Chhabria was unable to sustain his acquisitions, not only because of the utter absence of synergy in his companies but also because nothing in his education or business background prepared him for running a corporation of any size, least of all corporates that were undervalued since they were facing problems of various types for internal or external reasons. Unfortunately, Chhabria's way of dealing with situations was mainly to shout abuse at his senior employees, often in front of line workers, and threaten them with the sack. Much of the talent that he had inherited from previous management was lost due to these shenanigans. He also took to "head-hunting," which involved offering fantastic salaries to good performers in competitor companies to come work for him. He would then expect them to produce results in a matter of weeks, with no other facilitation or investment. He ran his companies on fear often taking legal action against former employees who left his employment voluntarily. This approach proved equally disastrous. Recognizing the fundamental deficiency in his own profile, Chhabria spent a few weeks attending a short-term course at Harvard Business School, but no miracle emerged from this initiative either.

What did emerge was that Chhabria had been more creative than prudent in his accounting and fund-raising practices. His takeover tactics had left him with numerous powerful enemies in industry and a trust deficit in government and the money markets. A slew of legal cases were filed against him in both his personal and official capacities, for crimes ranging from fraud (numerous cases) to bribery to tax evasion to illegal share dealings to non-payment of employee provident fund obligations. The courts in India issued non-bailable warrants against him and he was to be arrested as soon as he set foot on Indian soil. He was therefore unable to visit India, where all his companies were based, for more than a decade before his death. He came precariously close to being proclaimed a fugitive by the government of India. Cases were also filed against him in Hong Kong courts. One of the long-running legal actions related to his take over of the Shaw Wallace distilling and brewing group where it was alleged that had done so in partnership with Vijay Mallya of the Kingfisher brewing group, who was prohibited from taking over Shaw Wallace for regulatory reasons. This takeover also spawned litigation between Chhabria and his brother Kishore whom he had sent back to India to run the business and who it was alleged had many of the Shaw Wallace brands transferred to his own interests.

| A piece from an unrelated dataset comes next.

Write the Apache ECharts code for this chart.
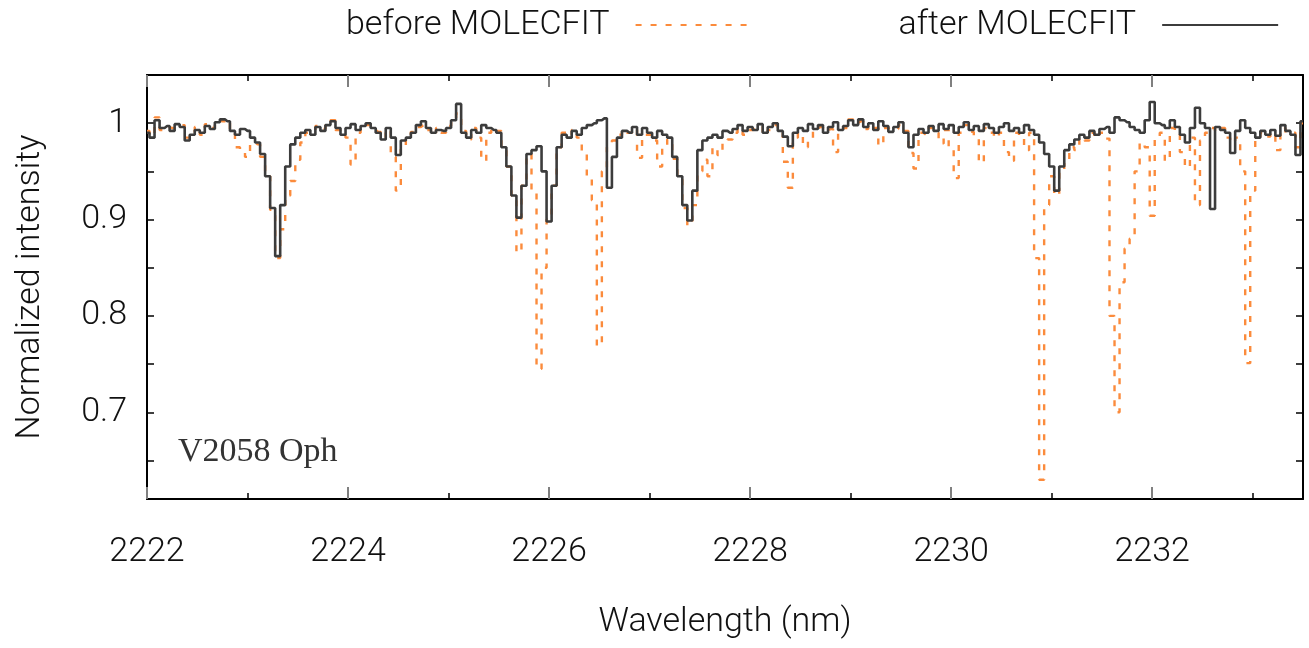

In less than a decade after the heady days of 1984, Chhabria found that not one of his acquisitions was doing well; all were embroiled in serious litigation; and his name and credit were reviled universally. His flagship, Shaw Wallace, faced 110 winding-up petitions filed by 178 creditors. Falcon Tyres and Dunlop Tyres came under BIFR (bankruptcy proceedings) and were later sold to the Ruia group. At Mather & Platt, the workers' union petitioned the Company Law Board (CLB) to remove Chhabria from the driving seat and this was done. Orson Ltd simply folded up and was liquidated.

==Death==
Chhabria died in Mumbai on April 6, 2002, following a heart attack, at the age of 56. He was survived by his wife Vidhya Manohar Chhabria and by three daughters, Komal, Bhavika and Kiran. Komal Rajiv Wazir now runs Chhabria's most famous takeover, Shaw Wallace; Bhavika Godhwani runs Hindustan Dorr Oliver, another takeover, while Kiran Chhabria runs Jumbo, the original Chhabria venture, in Dubai.